One of the important matters in weighing alternative considerations is understanding the inherent value loss in the selling and buying transaction process. When you add square footage to the your home you increase the value while preserving the capital appreciation in value accumulated over the years. When you sell your existing home and buy another home in a nearby neighborhood, the increased value appreciation from your existing home is lost in the transaction. You do not actually loss the cash value during the transaction, but rather your capital appreciation is offset by the sales price of the home you are buying. A portion of the sales price of the home you are buying reflects the capital appreciation that the seller has accumulated. Hence your capital appreciation from your sales price is negated by the sellers capital appreciation realized.

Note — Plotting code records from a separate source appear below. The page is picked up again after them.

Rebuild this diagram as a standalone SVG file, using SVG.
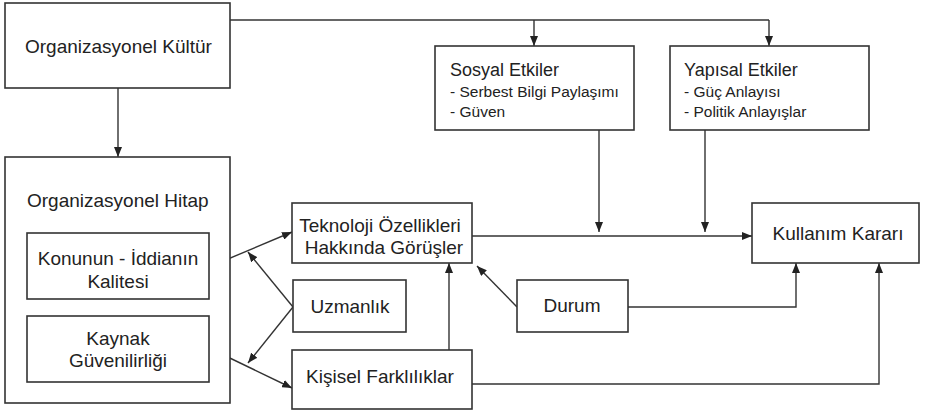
<svg xmlns="http://www.w3.org/2000/svg" width="926" height="414" viewBox="0 0 926 414">
<defs>
<marker id="ah" viewBox="0 0 10 8" refX="10" refY="4" markerWidth="10" markerHeight="8" markerUnits="userSpaceOnUse" orient="auto">
<path d="M0,0 L10,4 L0,8 z" fill="#222"/>
</marker>
</defs>
<style>
.box{fill:#fff;stroke:#333;stroke-width:1.6}
.t{font-family:"Liberation Sans","Arial",sans-serif;font-size:19px;fill:#222}
.h{font-family:"Liberation Sans","Arial",sans-serif;font-size:18px;fill:#222}
.s{font-family:"Liberation Sans","Arial",sans-serif;font-size:15.5px;fill:#222}
.m{text-anchor:middle}
.c{fill:none;stroke:#333;stroke-width:1.4;marker-end:url(#ah)}
.l{fill:none;stroke:#333;stroke-width:1.4}
</style>
<g id="connectors">
<path class="l" d="M230,20 H769"/>
<path class="c" d="M534,20 V46"/>
<path class="c" d="M769,20 V46"/>
<path class="c" d="M118,88 V157"/>
<path class="c" d="M599,130 V232"/>
<path class="c" d="M705,130 V232"/>
<path class="c" d="M472,236 H752"/>
<path class="c" d="M209,267 L292,232"/>
<path class="c" d="M293,307 L248,252"/>
<path class="c" d="M293,307 L248,363"/>
<path class="c" d="M209,348 L292,388"/>
<path class="c" d="M449,350 V263"/>
<path class="c" d="M517,307 L477,266"/>
<path class="c" d="M628,307 H796 V263"/>
<path class="c" d="M472,384 H879 V263"/>
</g>
<g id="org-kultur">
<rect class="box" x="5" y="3" width="225" height="85"/>
<text class="t" x="25" y="53">Organizasyonel Kültür</text>
</g>
<g id="sosyal">
<rect class="box" x="435" y="46" width="199" height="84"/>
<text class="h" x="450" y="76">Sosyal Etkiler</text>
<text class="s" x="450" y="97">- Serbest Bilgi Paylaşımı</text>
<text class="s" x="450" y="117">- Güven</text>
</g>
<g id="yapisal">
<rect class="box" x="670" y="46" width="199" height="84"/>
<text class="h" x="684" y="76">Yapısal Etkiler</text>
<text class="s" x="684" y="97">- Güç Anlayısı</text>
<text class="s" x="684" y="117">- Politik Anlayışlar</text>
</g>
<g id="org-hitap">
<rect class="box" x="5" y="157" width="225" height="246"/>
<text class="t" x="27" y="207">Organizasyonel Hitap</text>
</g>
<g id="konunun">
<rect class="box" x="27" y="233" width="182" height="66"/>
<text class="t m" x="118" y="265">Konunun - İddianın</text>
<text class="t m" x="118" y="288">Kalitesi</text>
</g>
<g id="kaynak">
<rect class="box" x="27" y="316" width="182" height="66"/>
<text class="t m" x="118" y="345">Kaynak</text>
<text class="t m" x="118" y="367">Güvenilirliği</text>
</g>
<g id="teknoloji">
<rect class="box" x="292" y="203" width="180" height="60"/>
<text class="t m" x="380" y="232">Teknoloji Özellikleri</text>
<text class="t m" x="384" y="254">Hakkında Görüşler</text>
</g>
<g id="uzmanlik">
<rect class="box" x="293" y="280" width="113" height="52"/>
<text class="t m" x="350" y="313">Uzmanlık</text>
</g>
<g id="kisisel">
<rect class="box" x="292" y="350" width="180" height="59"/>
<text class="t m" x="380" y="383">Kişisel Farklılıklar</text>
</g>
<g id="durum">
<rect class="box" x="517" y="280" width="111" height="52"/>
<text class="t m" x="572" y="312">Durum</text>
</g>
<g id="kullanim">
<rect class="box" x="752" y="203" width="167" height="60"/>
<text class="t m" x="838" y="240">Kullanım Kararı</text>
</g>
</svg>
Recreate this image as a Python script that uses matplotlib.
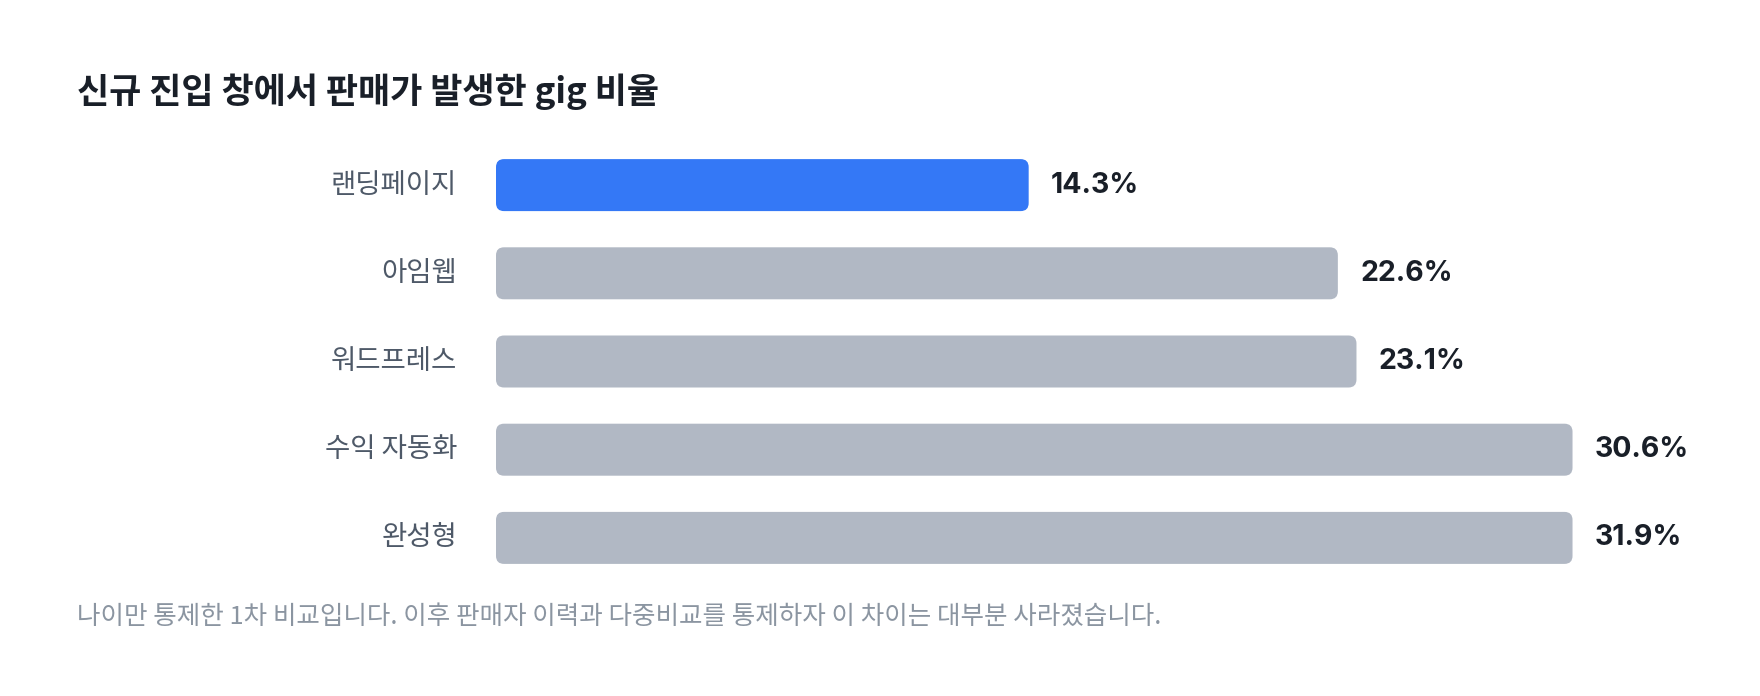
import matplotlib
matplotlib.use("Agg")
import matplotlib.pyplot as plt
from matplotlib.patches import FancyBboxPatch
import numpy as np

categories = ["랜딩페이지", "아임웹", "워드프레스", "수익 자동화", "완성형"]
values = [14.3, 22.6, 23.1, 30.6, 31.9]
highlight = "랜딩페이지"
title = "신규 진입 창에서 판매가 발생한 gig 비율"
footnote = "나이만 통제한 1차 비교입니다. 이후 판매자 이력과 다중비교를 통제하자 이 차이는 대부분 사라졌습니다."

KR = ["Noto Sans CJK KR", "DejaVu Sans"]
NUM = ["Inter", "Noto Sans CJK KR", "DejaVu Sans"]
plt.rcParams["font.family"] = KR

W, H, DPI = 1760, 696, 100
fig = plt.figure(figsize=(W / DPI, H / DPI), dpi=DPI)
fig.patch.set_facecolor("white")

# layout (pixels)
ax_left, ax_right = 496, 1760
ax_top, ax_bottom = 141, 582
px_per_unit = 37.25
bar_cap = 28.9  # bars are drawn no longer than this (as in the reference)

ax = fig.add_axes([ax_left / W, 1 - ax_bottom / H,
                   (ax_right - ax_left) / W, (ax_bottom - ax_top) / H])
ax.set_xlim(0, (ax_right - ax_left) / px_per_unit)
n = len(categories)
ax.set_ylim(n - 0.5, -0.5)
ax.axis("off")

pitch_px = (ax_bottom - ax_top) / n
bar_h = 52 / pitch_px
radius_px = 8
aspect = px_per_unit / pitch_px
r_x = radius_px / px_per_unit

blue = "#3478F6"
grey = "#B1B8C4"
shown = np.minimum(values, bar_cap)
for i, (cat, v, s) in enumerate(zip(categories, values, shown)):
    col = blue if cat == highlight else grey
    p = FancyBboxPatch((0, i - bar_h / 2), s, bar_h,
                       boxstyle=f"round,pad=0,rounding_size={r_x}",
                       mutation_aspect=aspect, fc=col, ec="none")
    ax.add_patch(p)
    ax.annotate(f"{v:.1f}%", xy=(s, i), xytext=(16, 0), textcoords="offset points",
                ha="left", va="center", fontsize=20.5, fontweight="bold",
                color="#191F28", family=NUM)
    ax.text(-39 / px_per_unit, i, cat, ha="right", va="center", fontsize=19.8,
            color="#4E5968", family=KR)

fig.text(77 / W, 1 - 92 / H, title, ha="left", va="center", fontsize=25.2,
         fontweight="bold", color="#191F28", family=KR)
fig.text(77 / W, 1 - 617 / H, footnote, ha="left", va="center", fontsize=18.4,
         color="#8B95A1", family=KR)

fig.savefig("out.png", dpi=DPI, facecolor="white")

Depending on what area of Houston you live, the home and land prices have traditionally increased by 3% – 6% annually. Based upon a modest home value in metro Houston of $700,000 over a period of 5 years would represent $175,000 in value appreciation at 5%. If you use the average value of $1,300,000 for higher end neighborhoods over the same period at 5% annually, the appreciation would be $325,000 in a 5 year period. In both these cases over a short period of time, the value appreciation by itself would more the pay for your addition or major renovation to your existing home.
Another important often overlooked matter in a sell / buy scenario is the actual cost associated with transaction cost. The transaction cost is represented by sales commissions on your sold property, your closing cost on both sides of the transaction and your moving cost. Let’s look at both of our previous scenarios (commissions 6%, closing cost 1.5%, moving cost .5%). In the case of the $700,000 sell/buy scenario, your total transaction cost would likely be approximately $56,000. Total potential value transfer loss of $231,000 = ($56,000 + $175,000). In the case of the $1,300,000 sell/buy scenario, your total would represent approximately $104,000. A total potential value transfer loss of $429,000 = ($104,000 + 325,000). It is worth mentioning that these cost do not take in consideration the expenses associated with making any personal improvements to the new home you might purchase.
One final benefit worth your attention if you are approaching the senior age group. For those homeowners whose home represents their homestead in Houston and are over the age of 65, they will receive additional benefits in favorable property tax treatment. There are additional tax benefits from the cap on your homes taxable value and additional homestead exemptions that seniors benefit from. This gets even better when you consider you can also increase the value of your existing home’s square footage while enjoying the valuation cap after improvement cost adjustments.
So as presented, you should give a home addition and/or a major renovation some serious consideration as a viable option to seeking an alternative home when life’s home cycles present you with some challenges.